Dune rolls a 5: pretty great roll!

Brad Murray: Very good. Complication is indicated though — you’d need one stress to avoid it.

Dune: mechanically in this roll, is there anything that affects XP?

Brad Murray: No. You need to fail or make a stress/injury permanent to get XP

Dune:  Ok, I’ll take the complication. No stress to increase.

Brad Murray: You have been studying Glint very closely throughout this discussion. You can see that they are purposeless and desperate to find purpose or to invent it. Maintenance is not what they are for. And you suspect there is a love here too for humans and a desire to be amongst them but suddenly…

Brad Murray: Glint turns to Markella and their faceless mask takes on a fierce false face. They glow orange and red as though afire. Glint: “STAND AWAY FROM ME! LOOK ELSEWHERE!”

Brad Murray: Glint spreads its arms and grows a meter in height and you are suddenly aware that they could end all of you in an instant and is quite close to doing so.

Brad Murray: And you understand that though Glint has a desperate need to serve, Glint despises you. Despises organics. Is offended by you and by the way this conflicts with their needs.

Dune: “Take cover!” I’m not sure of our immediate environment, but I’ll dive for cover. I relay the conflicted psychological state to the others.

Toph: Darros is tipped back, and falls out of his wheelchair.

So the player gets what they want with a successful roll: an accurate read of Glint’s emotional state. And I get what I need: a nudge to change my (habitual) construction of this NPC. Glint goes from elegant and subservant host to a host whose subservience may be a veneer over something else. Or who may literally be of two minds.

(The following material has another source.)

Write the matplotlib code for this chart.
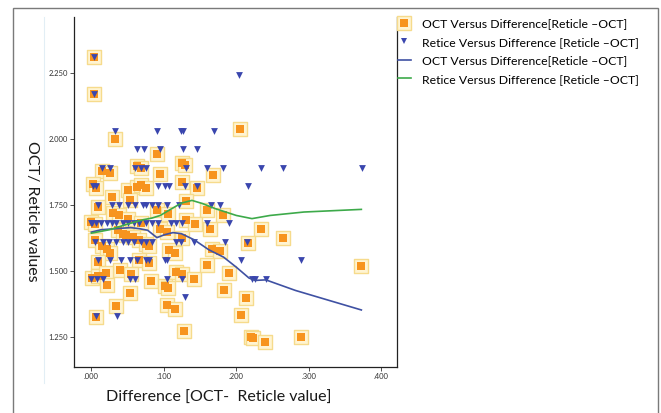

Or something else. But not boring. Not simple. And not safe. Glint is now something that has to be factored in to the plan.

Again, I could just do this. But I don’t think to often enough nor at the right times. So this mechanism helps me. And it will help anyone who suffers from any kind of creative repetition and yet responds well to a cued demand for improvisation. This might be a narrow audience but it certainly includes me.